Photo courtesy of DeepMind

Released in November 2022 by OpenAI, ChatGPT is an artificial intelligence (AI) chatbot that can perform various natural language processing tasks such as answering academic questions, producing creative works, generating computer programs and more. Its conversational capabilities led to its prominence across various academic institutions such as DePauw University, providing an efficient solution to common student issues. However, the long term learning process of students could be affected by the misuse of this popular AI chatbot, as it threatens to replace foundational university experiences.

According to a study conducted by Radboud University and published in the Journal of Product Innovation Management, ChatGPT utilizes transformer-based models that can rapidly generate ideas across different fields of study. For instance, knowledge extraction is accelerated by the chatbot as it can summarize long bodies of text, providing users with generalized information on any topic from world history and fairy tales to modern day romance. By producing paragraphs that seem to be written by humans, students may be inclined to claim ChatGPT’s work as their own. This is reflected by a survey conducted by last January, which found that one in three college students used ChatGPT to accomplish their written academic works, with 60 percent of respondents relying on the chatbot for more than half of their school responsibilities.

This is highly concerning for a liberal arts university such as DePauw, due to its curriculum’s emphasis on hands-on projects such as research, case studies, essays, and creative works for different academic disciplines. Since AI writing has the tendency to develop biased perspectives from a pre-existing database, the innovation process of students for their academic pursuits can be hindered by the generative ideas from ChatGPT.

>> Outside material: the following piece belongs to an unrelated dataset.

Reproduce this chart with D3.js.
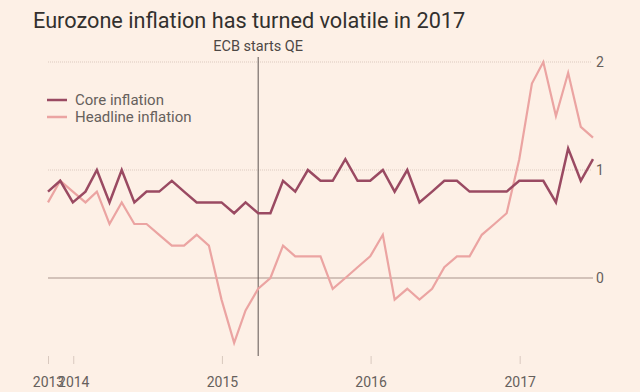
<!DOCTYPE html>
<html>
<head>
<meta charset="utf-8">
<script src="https://cdn.jsdelivr.net/npm/d3@7"></script>
<style>
  html, body { margin: 0; padding: 0; background: #fdf0e6; }
  svg { display: block; font-family: Roboto, "Open Sans", sans-serif; }
</style>
</head>
<body>
<svg id="chart" width="640" height="392"></svg>
<script>
// monthly readings, Oct 2013 .. Jun 2017 (%)
const firstMonth = new Date(2013, 9, 1)
const coreInflation = [
  0.8, 0.9, 0.7,
  0.8, 1.0, 0.7, 1.0, 0.7, 0.8, 0.8, 0.9, 0.8, 0.7, 0.7, 0.7,
  0.6, 0.7, 0.6, 0.6, 0.9, 0.8, 1.0, 0.9, 0.9, 1.1, 0.9, 0.9,
  1.0, 0.8, 1.0, 0.7, 0.8, 0.9, 0.9, 0.8, 0.8, 0.8, 0.8, 0.9,
  0.9, 0.9, 0.7, 1.2, 0.9, 1.1
]
const headlineInflation = [
  0.7, 0.9, 0.8,
  0.7, 0.8, 0.5, 0.7, 0.5, 0.5, 0.4, 0.3, 0.3, 0.4, 0.3, -0.2,
  -0.6, -0.3, -0.1, 0.0, 0.3, 0.2, 0.2, 0.2, -0.1, 0.0, 0.1, 0.2,
  0.4, -0.2, -0.1, -0.2, -0.1, 0.1, 0.2, 0.2, 0.4, 0.5, 0.6, 1.1,
  1.8, 2.0, 1.5, 1.9, 1.4, 1.3
]
const yTicks = [0, 1, 2]
const xTickYears = [2014, 2015, 2016, 2017]
const qeMonth = new Date(2015, 2, 1)

const title = 'Eurozone inflation has turned volatile in 2017'
const seriesNames = ['Core inflation', 'Headline inflation']
const colors = ['#9a4a62', '#eba4a2']

// each reading is plotted at the end of its month
const monthEnd = d => new Date(d.getFullYear(), d.getMonth() + 1, 0)
const dates = coreInflation.map((v, i) => monthEnd(d3.timeMonth.offset(firstMonth, i)))

let svg = d3.select('#chart')

let x = d3.scaleTime()
  .domain([dates[0], dates[dates.length - 1]])
  .range([48, 593])
let y = d3.scaleLinear()
  .domain([0, 2])
  .range([278, 62])

// TITLE
svg.append('text')
  .attr('x', 33)
  .attr('y', 28)
  .attr('font-size', 21.7)
  .attr('fill', '#33302e')
  .text(title)

// GRID
yTicks.forEach(t => {
  svg.append('line')
    .attr('x1', 48).attr('x2', t === 0 ? 593 : 591)
    .attr('y1', y(t)).attr('y2', y(t))
    .attr('stroke', t === 0 ? '#c4b3aa' : '#dccabf')
    .attr('stroke-width', t === 0 ? 1.5 : 1)
    .attr('stroke-dasharray', t === 0 ? null : '1,1')
  svg.append('text')
    .attr('x', 600)
    .attr('y', y(t) + 5)
    .attr('text-anchor', 'middle')
    .attr('font-size', 14)
    .attr('fill', '#66605c')
    .text(t)
})

// X AXIS
let xTicks = [dates[0]].concat(xTickYears.map(yr => new Date(yr, 0, 1)))
let xAxis = svg.append('g')
  .attr('transform', 'translate(0, 356)')
  .call(d3.axisBottom(x).tickValues(xTicks).tickFormat(d3.timeFormat('%Y')).tickSize(8).tickPadding(13))
xAxis.select('.domain').remove()
xAxis.selectAll('line').attr('stroke', '#d9c9bf')
xAxis.selectAll('text')
  .attr('font-size', 14)
  .attr('font-family', 'Roboto, "Open Sans", sans-serif')
  .attr('fill', '#66605c')

// QE MARKER
let qx = x(monthEnd(qeMonth))
svg.append('line')
  .attr('x1', qx).attr('x2', qx)
  .attr('y1', 57).attr('y2', 356)
  .attr('stroke', '#5e5552')
  .attr('stroke-width', 1)
svg.append('text')
  .attr('x', qx)
  .attr('y', 51)
  .attr('text-anchor', 'middle')
  .attr('font-size', 14.5)
  .attr('fill', '#4d4845')
  .text('ECB starts QE')

// LINES
let line = d3.line()
  .x((d, i) => x(dates[i]))
  .y(d => y(d))

svg.append('path')
  .datum(headlineInflation)
  .attr('d', line)
  .attr('fill', 'none')
  .attr('stroke', colors[1])
  .attr('stroke-width', 2.2)

svg.append('path')
  .datum(coreInflation)
  .attr('d', line)
  .attr('fill', 'none')
  .attr('stroke', colors[0])
  .attr('stroke-width', 2.5)

// LEGEND
seriesNames.forEach((name, i) => {
  let ly = 100 + i * 17
  svg.append('line')
    .attr('x1', 47).attr('x2', 67)
    .attr('y1', ly).attr('y2', ly)
    .attr('stroke', colors[i])
    .attr('stroke-width', 2.5)
  svg.append('text')
    .attr('x', 75)
    .attr('y', ly + 5)
    .attr('font-size', 15)
    .attr('fill', '#66605c')
    .text(name)
})
</script>
</body>
</html>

Despite the powerful capabilities of the AI chatbot, its calibration and training process did not come without its faults. According to an investigative report by Time Magazine, OpenAI exploited a team of Kenyan workers who were paid less than $2 daily to curate the content of the chatbot to eliminate topics such as domestic violence, sexual abuse, and other criminal acts. This was essential since ChatGPT’s predecessor, GPT-3, was more prone to vulgar vocabulary due to its exposure to a wider training dataset of internet-based words that were not properly cleaned by data scientists. The controversial development and flawed composition abilities of ChatGPT taint the credibility of this widely-used AI tool.

However, the construction of new texts from ChatGPT’s natural language processing model can still make it difficult for professors to distinguish between the academic output of a student from that of an AI chatbot. Based on a recent statement from Noam Chomsky, a professor from the University of Arizona who is considered a founder of modern linguistics, ChatGPT is “basically high-tech plagiarism” that heightens an individual’s aversion to learning. Since it has the ability to construct student-like writings with barely any grammatical errors, the ideas presented by the chatbot can be harder to identify through common plagiarism detector tools. This can raise significant concerns within DePauw’s Code of Conduct, especially when students’ unethical practices are left undetected.

Students must exercise caution when using influential AI tools such as ChatGPT for their academic pursuits, as it can impact their educational experience inside and outside the classroom. We must not let a chatbot destroy the rich culture of critical thinking, creativity, and academic exploration that has upheld the foundation of the DePauw curriculum for more than 18 decades and will serve as the heart of the student community in the years to come.